Send Cohorts to Amazon S3

Set up this integration to send cohorts to an Amazon S3 bucket. This enables you to export groups of users out of Amplitude and synchronize them with other databases or stored procedures you've built off your Amazon S3 bucket. From there, you can use Amplitude cohorts in internal analytics dashboards and internal personalization engines.

Other Amplitude + Amazon S3 Integrations

This integration sends Amplitude cohorts to Amazon S3. Amplitude offers two other integrations with Amazon S3:

Setup¶

Prerequisites¶

From your Amazon S3 console, find the S3 bucket you would like Amplitude to sync with. Copy its name, path, and region.

Amplitude setup¶

In Amplitude Data, click Catalog and select the Destinations tab.
In the Cohort section, click Amazon S3 (Cohorts). Don't select Amazon S3 for this integration.
Enter the bucket name, select a region, enter a bucket path (optional), and enter a name for the destination. The name is used when syncing a cohort from Amplitude.
Select the Amplitude user property to match users between Amazon S3 and Amplitude.
Click Copy Bucket Policy.

Amazon S3 setup¶

In the Amazon S3 console, go to the S3 bucket and navigate to Permissions → Bucket Policy. Paste the Amplitude bucket policy into the Amazon S3 console.
Optionally, you can also set the following two parameters for your buckets: - Require suffix: When set, this allows users to append a string at the end of every file exported to S3. - User property: You can select a single user property to sync along with each user as an extra column in each file exported.

Send a cohort¶

After you connect the S3 bucket to Amplitude, you can sync any cohort to that bucket. To do so, follow these steps:

From the Cohorts page in Amplitude, click the cohort to send, or create a cohort.
Click Sync.
Select Amazon S3, then click Next.
Select the S3 location. This is what you named the bucket when setting up the integration.
(Optional). Set the following two optional parameters:
- User Property: Here, you can append a user property to each user exported in this cohort. The user property appears as a column in the exported CSV file.
- Routing Key: Enter a string to be appended to the end of the cohort file name in S3.
Choose a sync cadence.
When finished, click Sync.

Cohorts in S3¶

Your cohort is synced as a CSV to the bucket you specified. Within the folder, there is a list of CSV files.
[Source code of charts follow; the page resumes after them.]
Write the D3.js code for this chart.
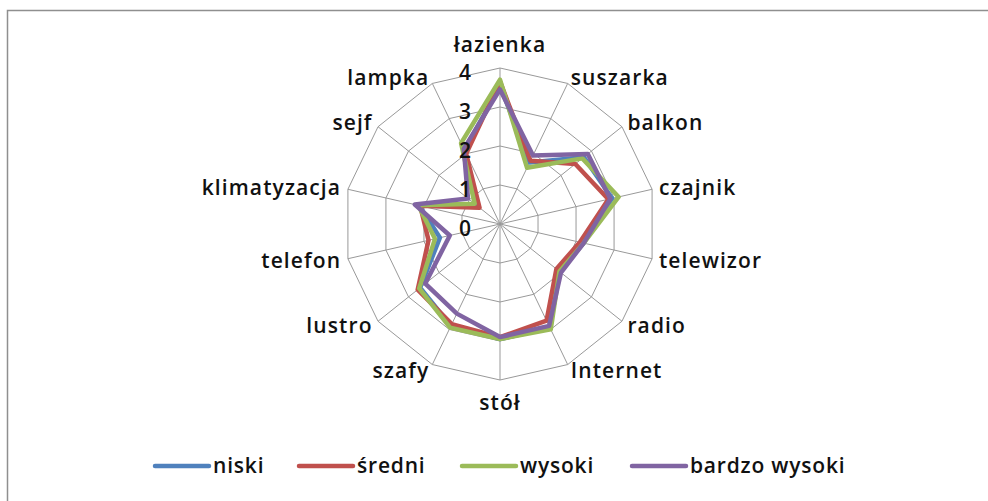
<!DOCTYPE html>
<html>
<head>
<meta charset="utf-8">
<script src="https://cdn.jsdelivr.net/npm/d3@7"></script>
<style>
  body { margin: 0; background: #fff; }
  text { font-family: "Open Sans", sans-serif; fill: #111; font-weight: 600; }
</style>
</head>
<body>
<script>
var width = 988;
var height = 501;

// categories, clockwise from the top
var categories = ["łazienka", "suszarka", "balkon", "czajnik", "telewizor", "radio", "Internet",
                  "stół", "szafy", "lustro", "telefon", "klimatyzacja", "sejf", "lampka"];

var seriesNames = ["niski", "średni", "wysoki", "bardzo wysoki"];
var seriesColors = ["#4f81bd", "#c0504d", "#9bbb59", "#8064a2"];

var niski        = [3.55, 1.75, 2.75, 2.95, 2.2, 1.95, 2.95, 2.95, 2.9, 2.62, 1.58, 2.12, 0.7, 2.1];
var sredni       = [3.65, 1.8, 2.47, 2.85, 2.1, 1.85, 2.75, 2.9, 2.85, 2.7, 1.88, 2.1, 0.67, 2.0];
var wysoki       = [3.7, 1.6, 2.7, 3.12, 2.2, 1.95, 3.0, 2.95, 2.95, 2.65, 1.71, 2.15, 0.83, 2.3];
var bardzoWysoki = [3.45, 1.95, 2.88, 2.9, 2.2, 2.0, 2.9, 2.9, 2.55, 2.45, 1.32, 2.24, 1.05, 2.14];

var tickValues = [0, 1, 2, 3, 4];

var seriesValues = [niski, sredni, wysoki, bardzoWysoki];

var cx = 500, cy = 224;

var svg = d3.select("body").append("svg")
    .attr("width", width)
    .attr("height", height);

// chart frame (only top and left edge are inside the window)
svg.append("rect")
    .attr("x", 7.5)
    .attr("y", 10.5)
    .attr("width", 1000)
    .attr("height", 600)
    .attr("fill", "none")
    .attr("stroke", "#8f8f8f")
    .attr("stroke-width", 1.5);

var rScale = d3.scaleLinear().domain([0, 4]).range([0, 156]);
var angleScale = d3.scaleLinear().domain([0, categories.length]).range([0, 2 * Math.PI]);

var g = svg.append("g").attr("transform", "translate(" + cx + "," + cy + ")");

var radial = d3.lineRadial()
    .angle(function(d, i) { return angleScale(i); })
    .radius(function(d) { return rScale(d); })
    .curve(d3.curveLinearClosed);

// grid rings
g.selectAll("path.ring")
    .data(tickValues.slice(1))
    .enter().append("path")
    .attr("class", "ring")
    .attr("d", function(t) { return radial(categories.map(function() { return t; })); })
    .attr("fill", "none")
    .attr("stroke", "#999")
    .attr("stroke-width", 1);

// spokes
g.selectAll("line.spoke")
    .data(categories)
    .enter().append("line")
    .attr("class", "spoke")
    .attr("x1", 0).attr("y1", 0)
    .attr("x2", function(d, i) { return rScale(4) * Math.sin(angleScale(i)); })
    .attr("y2", function(d, i) { return -rScale(4) * Math.cos(angleScale(i)); })
    .attr("stroke", "#999")
    .attr("stroke-width", 1);

// series
g.selectAll("path.series")
    .data(seriesValues)
    .enter().append("path")
    .attr("class", "series")
    .attr("d", radial)
    .attr("fill", "none")
    .attr("stroke", function(d, i) { return seriesColors[i]; })
    .attr("stroke-width", 4.5)
    .attr("stroke-linejoin", "round");

// value axis labels
g.selectAll("text.tick")
    .data(tickValues)
    .enter().append("text")
    .attr("class", "tick")
    .attr("x", -29)
    .attr("y", function(d) { return -rScale(d) + 12; })
    .attr("text-anchor", "end")
    .style("font-size", "21px")
    .text(function(d) { return d; });

// category labels
g.selectAll("text.cat")
    .data(categories)
    .enter().append("text")
    .attr("class", "cat")
    .each(function(d, i) {
        var a = angleScale(i);
        var s = Math.sin(a), c = Math.cos(a);
        var anchor = s > 0.1 ? "start" : (s < -0.1 ? "end" : "middle");
        var r = rScale(4) + (anchor === "middle" ? 23 : 7);
        d3.select(this)
            .attr("x", r * s)
            .attr("y", -r * c)
            .attr("dy", "0.35em")
            .attr("text-anchor", anchor);
    })
    .style("font-size", "21px")
    .style("letter-spacing", "1.1px")
    .text(function(d) { return d; });

// legend
var legendX = [153, 297, 460, 630];
var legend = svg.selectAll("g.legend")
    .data(seriesNames)
    .enter().append("g")
    .attr("class", "legend")
    .attr("transform", function(d, i) { return "translate(" + legendX[i] + ",466)"; });

legend.append("line")
    .attr("x1", 2).attr("x2", 56)
    .attr("y1", 0).attr("y2", 0)
    .attr("stroke", function(d, i) { return seriesColors[i]; })
    .attr("stroke-width", 4.5)
    .attr("stroke-linecap", "round");

legend.append("text")
    .attr("x", 60)
    .attr("y", 0)
    .attr("dy", "0.35em")
    .style("font-size", "21px")
    .style("letter-spacing", "0.8px")
    .text(function(d) { return d; });
</script>
</body>
</html>
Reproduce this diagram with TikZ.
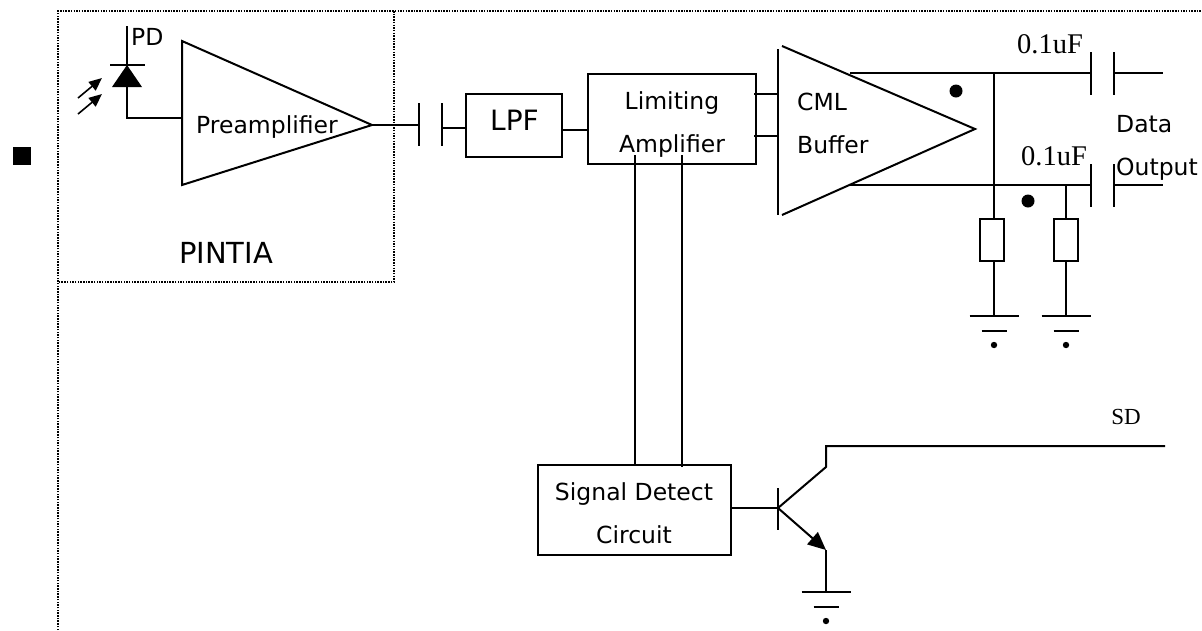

Each sync generates three CSV files:

One with users who entered the cohort since the last sync.
One with users who exited the cohort since the last sync.
One containing the users that existed in the cohort at the time of the last sync. This way, you always have a complete historical log of S3 cohort membership.

The CSV files all use this naming convention:

path/integer_cohortID_YYYY-MM-DDTHH:SS_difftype_routingkey.csv

Where:

path : The optional folder prefix on the path the file should be written to.
cohortID : The unique identifier for your cohort. You can find this number in the URL of your cohort in Amplitude.
YYYY-MM-DDTHH-SS : The timestamp when the cohort was synced.
difftype : This describes which of the three user groups the CSV file contains. Acceptable values are entering , exiting , or existing.
routingkey: The optional string suffix entered before.

The timestamp in the CSV name refers to the day/time the cohort was synced. If you have an hourly/daily scheduled sync, Amplitude creates a new file for every sync with the full list of users who qualify in that cohort at that time. You can keep a historic log of audience membership.

Each CSV file contains a list of users, with data broken into the following columns:

amplitudeID: The internal amplitude identifier for the user.
userID: Your unique database identifier for the user.
userProperty: The value for a user property you added in step 3 of the exporting cohorts section; there is one column for each user property. In portfolio projects, there is a separate column for each source app.